Since taking over as head coach, Negro has coached in plenty of big games with a national media following and matchups against the country's top-tier teams. However, no game carries more meaning, personal or professional, than the Braves' Week 6 matchup.
"Without question, anytime you have the opportunity to play the No. 1 team in the country, you're going to be excited. You're going to get fired up," he explained. "You can't hide from the fact that you're playing one of the top ranked teams in the country and it is your rival."
After all, to be the best, you have to play the best, and in this case, it just so happens that the top team is a short 30-minute drive away.
Whereas Negro is the ultimate brave, Coach Bruce Rollinson is the ultimate Monarch.
"This is why you came to Mater Dei to get in games like this," Rollinson said. "Jason and I have been doing this for years. He knows what makes us tick and I know what makes him tick."
An alum of Mater Dei himself, Rollinson has built the Monarchs into a longtime national power.
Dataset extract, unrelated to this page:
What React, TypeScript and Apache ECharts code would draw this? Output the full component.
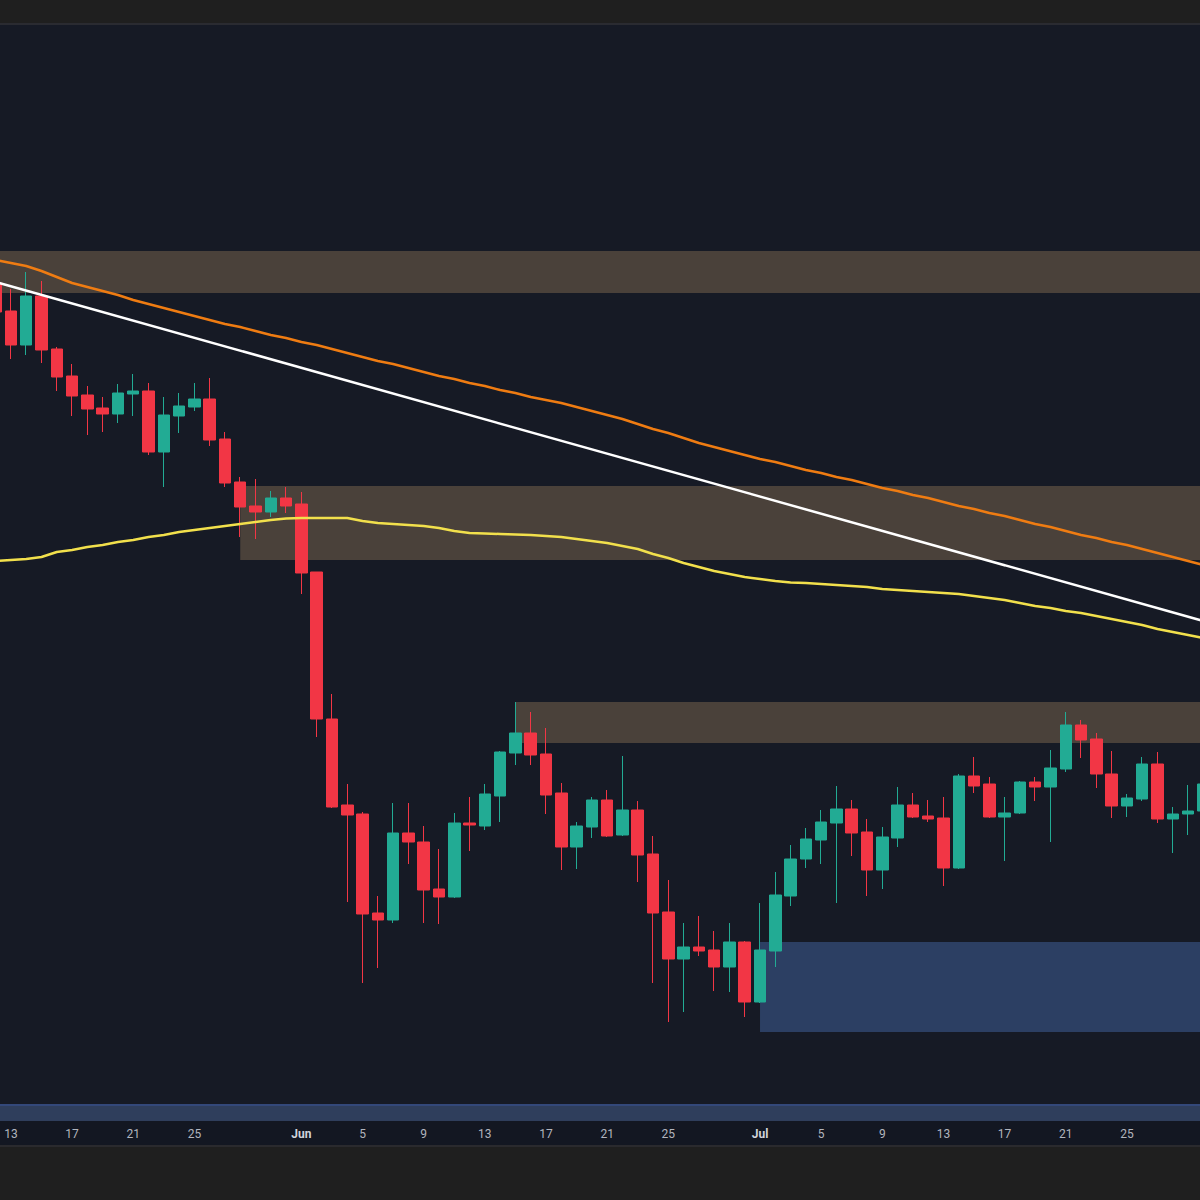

He has 320 wins (and counting), four national championships, and seven CIF titles to his name.
During his tenure, the team has been consistently ranked among the country's best, but all it took was the rise of St. John Bosco to bring new fire to this longtime head coach.
"I made a commitment especially in 2012 that if I'm going to continue to coach, I want to win national championships, I want to go toe to toe with Bosco," he said.
Because while these two are rivals on the field, they are more alike than different. Each is setting the bar higher for the other, year after year, game after nail-biting game.
"It's kind of that family, mutual respect," Rollinson said. "That's what makes it special, it's big game week."
"If it wasn't for him pushing me and me pushing him, we probably would be with the rest of the pack across the league," Negro added. I want to be greater than Bruce, and Bruce wants to be greater than me."
A rivalry that has grown into one of the nation's best and is captained by two coaches who are the ultimate competitors.